想想这个,她就很难对某咸鱼有个什么好脸色!
又双叒叕被嫌弃的弘昼瞪眼:“这,这孩子上进不是好事儿么?福晋总不能盼着爷兢兢业业,然后养出一堆无所事事,只能啃老的纨绔浪荡子!”
“还是现在这样好,虽然爷荒唐了点儿。可正因为这样才不会顾及旁人的眼光。可以我行我素,毫无底线地宠福晋。
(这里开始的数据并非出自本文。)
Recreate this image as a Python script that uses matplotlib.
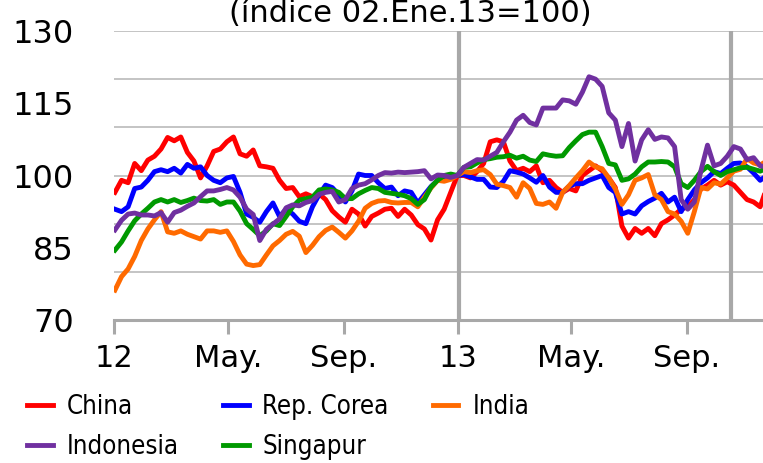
import matplotlib
matplotlib.use("Agg")
import matplotlib.pyplot as plt
import numpy as np
import pandas as pd
from matplotlib import font_manager

# weekly readings, index 02.Ene.13 = 100
china = [96.5, 99, 98.5, 102.5, 101, 103.2, 104, 105.5, 107.9, 107.2,
         108, 104.8, 103, 99.5, 102, 105, 105.5, 107, 108, 104.5,
         104, 105.3, 102, 101.8, 101.5, 99, 97.3, 97.5, 95.6, 96.2,
         95.6, 96.2, 95, 92.7, 91.4, 90.3, 93, 92, 89.5, 91.5,
         92.2, 93, 93.2, 91.5, 93, 91.8, 89.8, 88.9, 86.6, 90.8,
         93, 96.5, 100, 100, 99.5, 100.8, 102.5, 107, 107.4, 107,
         103, 101, 101.5, 100.8, 102, 98.5, 99, 97.5, 96.5, 97.3,
         96.8, 100, 101, 102, 101, 99.5, 97.5, 89.5, 87, 89,
         88, 89, 87.5, 90, 90.8, 91.8, 93, 93.5, 95, 97.2,
         98, 99, 98, 98.7, 98, 96.5, 95, 94.5, 93.5, 97.5]
corea = [93, 92.5, 93.5, 97.3, 97.6, 99, 100.8, 101.2, 100.8, 101.5,
         100.5, 102.3, 101.5, 101.8, 100, 99, 98.5, 99.5, 99.8, 96.5,
         92, 91.3, 90.3, 92.5, 94.3, 91.5, 93, 92, 90.5, 90,
         93.5, 96, 98, 97.5, 96, 94.5, 96.8, 100.3, 100, 100,
         98.5, 97.3, 97.6, 95.8, 96.8, 96.5, 94.3, 96, 97.7, 99,
         99.8, 99.5, 100, 100.2, 99.7, 99.2, 99.2, 97.6, 97.5, 98.8,
         101, 100.7, 100.3, 99.5, 98.6, 100, 97.6, 96.5, 96.5, 97.8,
         98.3, 98.3, 99, 99.5, 100, 97.5, 96.5, 92, 92.5, 92,
         93.7, 94.6, 95.3, 96.3, 94.5, 95.5, 92.5, 95, 97, 98.5,
         99.5, 100.8, 100.4, 101.5, 102.5, 102.6, 101.8, 100.5, 99, 100]
india = [76.2, 79, 80.6, 83.2, 86.5, 88.9, 90.8, 92.5, 88.3, 88,
         88.5, 87.8, 87.3, 86.8, 88.5, 88.5, 88.2, 88.5, 86.3, 83.5,
         81.6, 81.3, 81.5, 83.5, 85.4, 86.5, 87.8, 88.4, 87.4, 84,
         85.5, 87.3, 88.6, 89.3, 88.2, 87, 88.5, 90.5, 93.2, 94.2,
         94.7, 94.8, 94.4, 94.3, 94.4, 94.4, 93.5, 95.5, 97.4, 99,
         98.8, 99.2, 100, 100.8, 100.6, 101, 101.2, 100.2, 98.2, 97.9,
         97.5, 95.5, 98.5, 97.3, 94.2, 94, 94.5, 93.2, 96.5, 97.9,
         99.5, 101, 102.8, 101.8, 101.4, 99.5, 97.2, 94, 96, 99,
         99.5, 100.2, 96, 95, 92.5, 92, 90.5, 88, 92.5, 97.5,
         97.2, 98.5, 98.2, 99.5, 100.9, 101.3, 103.5, 102.6, 102.2, 103]
indonesia = [88.7, 90.7, 92, 92.2, 91.8, 91.8, 91.6, 92.3, 90.3, 92.3,
             92.8, 93.6, 94.3, 95.6, 96.8, 96.8, 97.1, 97.5, 97, 95.5,
             93, 91.9, 86.5, 88.8, 89.9, 91, 93.3, 93.9, 93.7, 94.4,
             94.8, 96.1, 96.5, 96.7, 94.5, 95, 97.3, 98, 98.3, 99.1,
             100, 100.6, 100.5, 100.7, 100.6, 100.7, 100.8, 101, 99.3, 100.1,
             100, 99.6, 100, 101.7, 102.5, 103.3, 103.2, 104, 104.8, 107,
             109, 111.5, 112.5, 111, 110.5, 114, 114, 114, 115.7, 115.5,
             114.8, 117.3, 120.5, 120, 118.5, 113, 111.5, 106, 110.8, 103,
             107.4, 109.5, 107.5, 108, 107.8, 106, 95, 93, 94.5, 101,
             106.3, 102, 102.5, 104, 106, 105.5, 103.3, 103.7, 102, 101.8]
singapur = [84.5, 86.2, 88.5, 90.6, 92, 93.2, 94.5, 95, 94.5, 95,
            94.4, 94.8, 95.3, 94.8, 94.7, 95, 94, 94.5, 94.5, 92.6,
            90, 88.8, 87.5, 88.5, 90, 89.6, 91.5, 93.5, 94.9, 95.2,
            95.5, 97, 97.2, 97, 96.5, 95.2, 95.2, 96.2, 96.9, 97.5,
            97.3, 96.5, 96.3, 96.1, 95.8, 95.2, 94, 95, 97.6, 99,
            100, 100.3, 100, 101.7, 101.8, 102.6, 103.3, 103.5, 103.8, 103.9,
            104.2, 103.6, 104, 103.2, 102.9, 104.5, 104.2, 104, 104.1, 105.8,
            107.2, 108.5, 109, 109, 106, 102.5, 102.2, 99, 99.3, 100.3,
            101.8, 102.8, 102.8, 102.9, 102.8, 101.8, 98.3, 97.5, 99, 100.8,
            101.9, 100.8, 100, 100.8, 101.2, 101.6, 101.7, 101.3, 100.9, 101.5]

dates = pd.date_range("2012-01-02", periods=len(china), freq="7D")
tick_dates = ["2012-01-01", "2012-05-01", "2012-09-01",
              "2013-01-01", "2013-05-01", "2013-09-01"]
tick_labels = ["12", "May.", "Sep.", "13", "May.", "Sep."]
y_ticks = [70, 85, 100, 115, 130]
marker_dates = ["2013-01-02", "2013-10-18"]

series = [
    ("China", china, "#ff0000"),
    ("Rep. Corea", corea, "#0000ff"),
    ("India", india, "#ff6a00"),
    ("Singapur", singapur, "#009900"),
    ("Indonesia", indonesia, "#7030a0"),
]


def narrow_font(size):
    # look for a condensed / narrow face among what is installed
    cands = []
    for f in font_manager.fontManager.ttflist:
        fn = f.fname.lower()
        if ("condensed" in fn or "narrow" in fn) and "bold" not in fn \
                and "italic" not in fn and "oblique" not in fn \
                and "light" not in fn and "semi" not in fn and "extra" not in fn \
                and "medium" not in fn and "black" not in fn and "thin" not in fn:
            cands.append(f.fname)
    pref = ["liberationsansnarrow", "dejavusanscondensed", "notosans", "opensans", "roboto"]
    for p in pref:
        for c in cands:
            if p in c.lower().replace("-", "").replace("_", ""):
                return font_manager.FontProperties(fname=c, size=size), True
    if cands:
        return font_manager.FontProperties(fname=cands[0], size=size), True
    return font_manager.FontProperties(family="DejaVu Sans", size=16), False


legend_font, is_narrow = narrow_font(18.5)

fig = plt.figure(figsize=(7.63, 4.63), dpi=100)
ax = fig.add_axes([114 / 763, 1 - 320 / 463, 649 / 763, 289 / 463])

handles = {}
for name, vals, color in series:
    (ln,) = ax.plot(dates, vals, color=color, lw=3.5, label=name,
                    solid_joinstyle="round", zorder=3)
    handles[name] = ln

for y in np.arange(80, 131, 10):
    ax.axhline(y, color="#b4b4b4", lw=1.1, zorder=0)
for d in marker_dates:
    ax.axvline(pd.Timestamp(d), color="#a8a8a8", lw=3, zorder=1)

ax.set_ylim(70, 130)
ax.set_xlim(pd.Timestamp("2012-01-01"), pd.Timestamp("2013-11-21"))
ax.set_yticks(y_ticks)
ax.set_yticklabels([str(v) for v in y_ticks])
ax.set_xticks([pd.Timestamp(d) for d in tick_dates])
ax.set_xticklabels(tick_labels)

for s in ["top", "right", "left"]:
    ax.spines[s].set_visible(False)
ax.spines["bottom"].set_color("#a8a8a8")
ax.spines["bottom"].set_linewidth(2.2)
ax.tick_params(axis="y", length=0, pad=29, labelsize=23)
ax.tick_params(axis="x", length=10, width=2.2, color="#a8a8a8", pad=7, labelsize=22)

fig.text(410 / 763, 1 - 22 / 463, "(índice 02.Ene.13=100)", ha="center",
         va="baseline", fontsize=22)

order = ["China", "Indonesia", "Rep. Corea", "Singapur", "India"]
fig.legend([handles[n] for n in order], order, ncol=3, loc="upper left",
           bbox_to_anchor=(27 / 763, 1 - 394 / 463), frameon=False,
           prop=legend_font,
           handlelength=1.01, handletextpad=0.54, columnspacing=1.7,
           labelspacing=0.53, borderaxespad=0, borderpad=0)

fig.savefig("out.png", dpi=100)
还能跟皇阿玛撒泼打滚地拒绝侧室偏房……”
舒舒啧了一声,意味深长看过去:“怎么着?在你眼里,不纳侧蓄婢还是什么值得大书特书的优点了?”
难道不是?
纵观大清建国百余年,也就爷这么个从始至终只有一个福晋的亲王了好么!
不止稀有,还绝无仅有呢。
但想想福晋当日那番让他至今想想依然满心复杂的狂言,弘昼这个头就怎么也点不下去了。只谄媚而笑:“哪里哪里?遇到福晋这样的如花美眷,谁还舍得做那朝秦暮楚的负心人,让你难受?”
“爷就随便举个例子,嘿嘿随便举个例子。想跟福晋说说,这孩子聪慧早立事,实在是可遇不可求的大好事儿。”
“比如咱们永瑛!!!”
被阿玛狂吹的永瑛上了一上午的课,刚换了衣裳,正走在找皇玛法一道午膳的路上。
虽然前面太医说了,皇玛法服用丹药时日尚短,并没有看出对身体有什么明确的影响。但是永瑛还是无法放心,专门查了许多医书,又询问了几个太医院的太医。
这才自告奋勇,求皇玛法答应让他代为安排一日三餐。